As the Chief Editor of The Courant,  a monthly printed newspaper based out of Whitmore Lake, I have written many editorials on issues of local, state and national concern.

The website,  archives current and older editions of the paper and  associated links. As the campaign unfolds, I will bring my positions on issues to this page, but to see good examples of my views, please visit

Ideas for Education

As new results come in for school performance across the State and people weigh in on whether the new plan out of Lansing for teacher retirement will be beneficial or not, we have to ask ourselves a simple question. Is the system we are using for public education working?

If you look at the exceedingly poor results from districts like Detroit you’d have to say no, but you can’t make broad generalizations. There are some districts in the State that are working. What this comes down to is the fact that each school district has its own special circumstances and that a statewide program won’t always work the same way in every district. I don’t like throwing the baby out with the bathwater, and revamping the entire system would probably only hurt those school districts that are managing to graduate large percentages of quality students.

For those districts like Detroit that are failing in their objective we need something new. Emergency Financial Manager Robert Bobb has been trying (thus far ineffectively) to change the Detroit school district. He has made great strides in ending corruption and cutting waste, but he and the School Board cannot seem to make the children learn any better. The reason in my opinion is pretty simple. The kids don’t want to learn. They have no realistic expectation of how they will benefit from doing well in school. They have no role models on which to base a desire to do well. That may be the trick to improving performance in under achieving schools.

I have been an Adult Education Teacher and Administrator and have run a Family Investment Center in Public Housing. I have seen what happens to children who have no role models for success. I have heard from both men and women who grow up as children having no role models and only finally find the drive to improve their lives after years of living with no direction and no hope.

Each one of them had one thing in common; single parent households with little to no discipline and no role models for successful behavior. Our society has failed our children. As our society becomes less family oriented, we need to find another way to provide strong positive role models for the children going to our schools.

Maybe it’s time to revamp the school model and reinvent the classroom where it’s not just an educated, certified and trained teacher working the classroom alone. That model is shown to be failing in many districts.
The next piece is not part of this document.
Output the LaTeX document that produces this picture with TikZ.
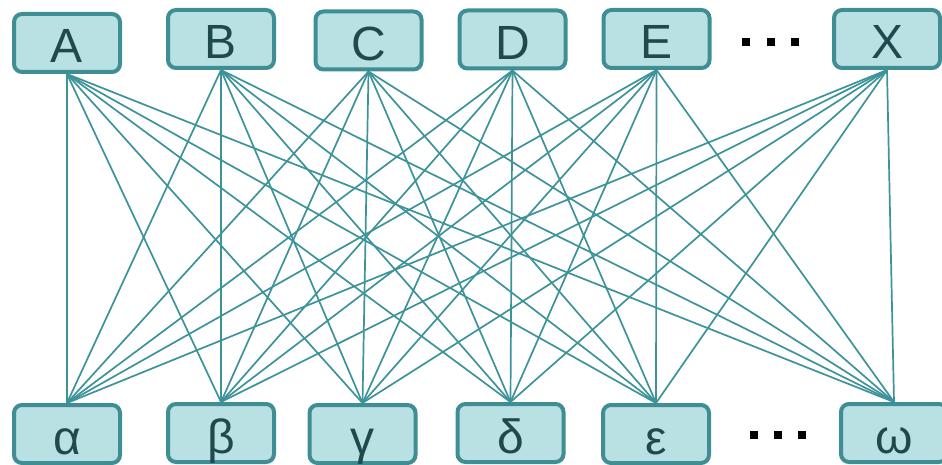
\documentclass[tikz,border=0pt]{standalone}
\usepackage{fontspec}
\setmainfont{Liberation Sans}
\definecolor{boxfill}{HTML}{B9E0E3}
\definecolor{boxline}{HTML}{3F8E93}
\definecolor{boxtext}{HTML}{1F4A4D}
\definecolor{linkc}{HTML}{3C9399}
\begin{document}
\begin{tikzpicture}[x=1pt,y=1pt,
  box/.style={draw=boxline, fill=boxfill, line width=4pt, rounded corners=8pt,
    minimum width=106pt, minimum height=58pt, inner sep=0pt,
    text height=40pt, text depth=0pt, text=boxtext,
    font=\fontsize{48}{48}\selectfont},
  link/.style={draw=linkc, line width=1.7pt},
  sqdot/.style={fill=black, minimum size=8pt, inner sep=0pt}]
\useasboundingbox (0,0) rectangle (942,464);
% top row
\node[box] (A) at (67,421) {A};
\node[box] (B) at (221,425) {B};
\node[box] (C) at (368.5,423.5) {C};
\node[box] (D) at (512.5,424.5) {D};
\node[box] (E) at (656.5,425) {E};
\node[box] (X) at (887,425) {X};
% bottom row
\node[box] (a) at (67,30) {α};
\node[box] (b) at (221,31) {β};
\node[box] (g) at (362.5,30) {γ};
\node[box] (d) at (510.5,31) {δ};
\node[box] (e) at (656,30) {ε};
\node[box] (w) at (894,31) {ω};
% dots
\node[sqdot] (t1) at (746,422) {};
\node[sqdot] (t2) at (771,422) {};
\node[sqdot] (t3) at (795,422) {};
\node[sqdot] (b1) at (754,29) {};
\node[sqdot] (b2) at (778,29) {};
\node[sqdot] (b3) at (802,29) {};
% links
\foreach \u in {A,B,C,D,E,X}
  \foreach \v in {a,b,g,d,e,w}
    \draw[link] (\u.south) -- (\v.north);
\end{tikzpicture}
\end{document}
Maybe it’s time to put a second person in the classroom. I think almost everyone, including successful single parents would agree that having two parents is the best way to raise a child. If the children of today’s society cannot get that extra parenting in the home maybe it’s time to put that discipline and caring back into the classroom. This extra person would not have to be a certified teacher but someone with the ability to connect, correct and counsel children as a positive influence in their lives.

 Maybe it’s time to change the laws governing our school system so that we can restructure those schools that are not successfully performing in the traditional setting.

This of course would require lots of flexibility from teachers, their unions and their lobbyists but it needs to be done. It would also require parents and society to again allow the school system more control of our children. Otherwise we can continue spending more and more money on an educational system that continues to fail and it’s the children who will pay the price for our negligence and apathy.